» **THE TASK**:
Can you output the material exactly as written, minus any pictures it holds?

» **DATA BLOCK**:

+ + +

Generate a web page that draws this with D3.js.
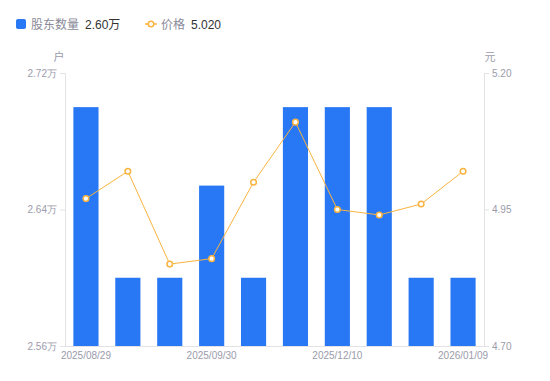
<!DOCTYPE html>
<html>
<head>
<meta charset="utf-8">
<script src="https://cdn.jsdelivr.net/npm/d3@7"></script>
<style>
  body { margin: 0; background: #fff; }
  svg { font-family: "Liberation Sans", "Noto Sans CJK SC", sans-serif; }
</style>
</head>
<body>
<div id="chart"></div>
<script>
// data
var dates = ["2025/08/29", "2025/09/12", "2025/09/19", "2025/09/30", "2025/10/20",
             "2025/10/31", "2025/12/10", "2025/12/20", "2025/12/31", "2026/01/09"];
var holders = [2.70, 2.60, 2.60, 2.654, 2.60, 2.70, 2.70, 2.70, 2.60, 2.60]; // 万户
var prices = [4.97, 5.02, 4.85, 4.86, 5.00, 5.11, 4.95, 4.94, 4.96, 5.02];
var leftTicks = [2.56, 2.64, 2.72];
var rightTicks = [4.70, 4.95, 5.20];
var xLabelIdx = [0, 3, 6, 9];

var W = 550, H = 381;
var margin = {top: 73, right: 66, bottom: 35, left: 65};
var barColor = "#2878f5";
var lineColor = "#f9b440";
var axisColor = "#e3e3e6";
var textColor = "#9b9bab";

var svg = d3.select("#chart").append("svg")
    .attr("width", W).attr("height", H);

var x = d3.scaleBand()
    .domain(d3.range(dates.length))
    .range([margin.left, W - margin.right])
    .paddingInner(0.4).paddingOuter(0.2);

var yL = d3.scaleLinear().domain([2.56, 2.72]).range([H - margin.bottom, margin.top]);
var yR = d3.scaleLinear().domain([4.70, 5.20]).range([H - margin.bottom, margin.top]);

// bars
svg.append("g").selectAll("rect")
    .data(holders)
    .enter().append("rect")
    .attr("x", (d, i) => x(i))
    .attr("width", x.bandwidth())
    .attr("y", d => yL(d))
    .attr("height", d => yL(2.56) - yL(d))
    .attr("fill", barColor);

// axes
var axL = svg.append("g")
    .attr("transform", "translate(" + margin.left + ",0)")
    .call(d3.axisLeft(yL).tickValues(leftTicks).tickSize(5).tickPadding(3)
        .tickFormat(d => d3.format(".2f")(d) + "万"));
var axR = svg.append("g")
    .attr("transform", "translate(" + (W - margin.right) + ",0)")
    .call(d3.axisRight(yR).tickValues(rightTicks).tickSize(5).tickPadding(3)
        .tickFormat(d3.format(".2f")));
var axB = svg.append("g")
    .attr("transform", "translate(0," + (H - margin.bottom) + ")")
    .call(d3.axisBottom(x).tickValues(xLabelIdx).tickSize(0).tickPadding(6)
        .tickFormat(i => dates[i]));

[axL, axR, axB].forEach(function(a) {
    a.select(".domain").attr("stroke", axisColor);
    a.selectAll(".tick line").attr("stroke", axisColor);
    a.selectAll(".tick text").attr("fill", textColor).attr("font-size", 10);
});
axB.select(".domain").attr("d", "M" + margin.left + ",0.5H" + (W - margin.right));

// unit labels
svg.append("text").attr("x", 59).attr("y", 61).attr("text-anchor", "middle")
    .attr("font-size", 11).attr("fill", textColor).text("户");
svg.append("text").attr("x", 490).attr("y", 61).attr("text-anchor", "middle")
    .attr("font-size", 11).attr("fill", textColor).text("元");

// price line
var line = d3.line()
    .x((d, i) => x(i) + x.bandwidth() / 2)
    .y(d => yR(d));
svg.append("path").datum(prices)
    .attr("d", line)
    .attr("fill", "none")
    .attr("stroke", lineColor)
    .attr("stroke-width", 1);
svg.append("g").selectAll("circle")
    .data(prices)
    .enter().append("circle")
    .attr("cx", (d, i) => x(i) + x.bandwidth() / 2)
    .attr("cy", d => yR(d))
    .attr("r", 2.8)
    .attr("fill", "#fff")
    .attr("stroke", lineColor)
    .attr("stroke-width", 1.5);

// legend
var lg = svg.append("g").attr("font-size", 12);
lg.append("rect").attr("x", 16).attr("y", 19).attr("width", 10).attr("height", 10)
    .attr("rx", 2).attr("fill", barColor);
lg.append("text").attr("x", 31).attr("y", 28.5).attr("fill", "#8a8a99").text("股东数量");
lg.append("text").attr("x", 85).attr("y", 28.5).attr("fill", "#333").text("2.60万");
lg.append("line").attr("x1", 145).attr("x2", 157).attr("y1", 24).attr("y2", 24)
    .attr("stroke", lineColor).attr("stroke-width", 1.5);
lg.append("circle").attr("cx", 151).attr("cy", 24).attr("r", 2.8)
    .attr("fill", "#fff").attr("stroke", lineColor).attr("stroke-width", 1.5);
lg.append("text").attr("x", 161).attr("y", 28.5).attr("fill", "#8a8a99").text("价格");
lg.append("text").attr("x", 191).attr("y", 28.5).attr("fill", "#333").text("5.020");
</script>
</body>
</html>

+ + +

» **ANSWER BELOW**:
Generate a web page that draws this with D3.js.
<!DOCTYPE html>
<html>
<head>
<meta charset="utf-8">
<script src="https://cdn.jsdelivr.net/npm/d3@7"></script>
<style>
  body { margin: 0; background: #fff; }
  svg { font-family: "Liberation Sans", "Noto Sans CJK SC", sans-serif; }
</style>
</head>
<body>
<div id="chart"></div>
<script>
// data
var dates = ["2025/08/29", "2025/09/12", "2025/09/19", "2025/09/30", "2025/10/20",
             "2025/10/31", "2025/12/10", "2025/12/20", "2025/12/31", "2026/01/09"];
var holders = [2.70, 2.60, 2.60, 2.654, 2.60, 2.70, 2.70, 2.70, 2.60, 2.60]; // 万户
var prices = [4.97, 5.02, 4.85, 4.86, 5.00, 5.11, 4.95, 4.94, 4.96, 5.02];
var leftTicks = [2.56, 2.64, 2.72];
var rightTicks = [4.70, 4.95, 5.20];
var xLabelIdx = [0, 3, 6, 9];

var W = 550, H = 381;
var margin = {top: 73, right: 66, bottom: 35, left: 65};
var barColor = "#2878f5";
var lineColor = "#f9b440";
var axisColor = "#e3e3e6";
var textColor = "#9b9bab";

var svg = d3.select("#chart").append("svg")
    .attr("width", W).attr("height", H);

var x = d3.scaleBand()
    .domain(d3.range(dates.length))
    .range([margin.left, W - margin.right])
    .paddingInner(0.4).paddingOuter(0.2);

var yL = d3.scaleLinear().domain([2.56, 2.72]).range([H - margin.bottom, margin.top]);
var yR = d3.scaleLinear().domain([4.70, 5.20]).range([H - margin.bottom, margin.top]);

// bars
svg.append("g").selectAll("rect")
    .data(holders)
    .enter().append("rect")
    .attr("x", (d, i) => x(i))
    .attr("width", x.bandwidth())
    .attr("y", d => yL(d))
    .attr("height", d => yL(2.56) - yL(d))
    .attr("fill", barColor);

// axes
var axL = svg.append("g")
    .attr("transform", "translate(" + margin.left + ",0)")
    .call(d3.axisLeft(yL).tickValues(leftTicks).tickSize(5).tickPadding(3)
        .tickFormat(d => d3.format(".2f")(d) + "万"));
var axR = svg.append("g")
    .attr("transform", "translate(" + (W - margin.right) + ",0)")
    .call(d3.axisRight(yR).tickValues(rightTicks).tickSize(5).tickPadding(3)
        .tickFormat(d3.format(".2f")));
var axB = svg.append("g")
    .attr("transform", "translate(0," + (H - margin.bottom) + ")")
    .call(d3.axisBottom(x).tickValues(xLabelIdx).tickSize(0).tickPadding(6)
        .tickFormat(i => dates[i]));

[axL, axR, axB].forEach(function(a) {
    a.select(".domain").attr("stroke", axisColor);
    a.selectAll(".tick line").attr("stroke", axisColor);
    a.selectAll(".tick text").attr("fill", textColor).attr("font-size", 10);
});
axB.select(".domain").attr("d", "M" + margin.left + ",0.5H" + (W - margin.right));

// unit labels
svg.append("text").attr("x", 59).attr("y", 61).attr("text-anchor", "middle")
    .attr("font-size", 11).attr("fill", textColor).text("户");
svg.append("text").attr("x", 490).attr("y", 61).attr("text-anchor", "middle")
    .attr("font-size", 11).attr("fill", textColor).text("元");

// price line
var line = d3.line()
    .x((d, i) => x(i) + x.bandwidth() / 2)
    .y(d => yR(d));
svg.append("path").datum(prices)
    .attr("d", line)
    .attr("fill", "none")
    .attr("stroke", lineColor)
    .attr("stroke-width", 1);
svg.append("g").selectAll("circle")
    .data(prices)
    .enter().append("circle")
    .attr("cx", (d, i) => x(i) + x.bandwidth() / 2)
    .attr("cy", d => yR(d))
    .attr("r", 2.8)
    .attr("fill", "#fff")
    .attr("stroke", lineColor)
    .attr("stroke-width", 1.5);

// legend
var lg = svg.append("g").attr("font-size", 12);
lg.append("rect").attr("x", 16).attr("y", 19).attr("width", 10).attr("height", 10)
    .attr("rx", 2).attr("fill", barColor);
lg.append("text").attr("x", 31).attr("y", 28.5).attr("fill", "#8a8a99").text("股东数量");
lg.append("text").attr("x", 85).attr("y", 28.5).attr("fill", "#333").text("2.60万");
lg.append("line").attr("x1", 145).attr("x2", 157).attr("y1", 24).attr("y2", 24)
    .attr("stroke", lineColor).attr("stroke-width", 1.5);
lg.append("circle").attr("cx", 151).attr("cy", 24).attr("r", 2.8)
    .attr("fill", "#fff").attr("stroke", lineColor).attr("stroke-width", 1.5);
lg.append("text").attr("x", 161).attr("y", 28.5).attr("fill", "#8a8a99").text("价格");
lg.append("text").attr("x", 191).attr("y", 28.5).attr("fill", "#333").text("5.020");
</script>
</body>
</html>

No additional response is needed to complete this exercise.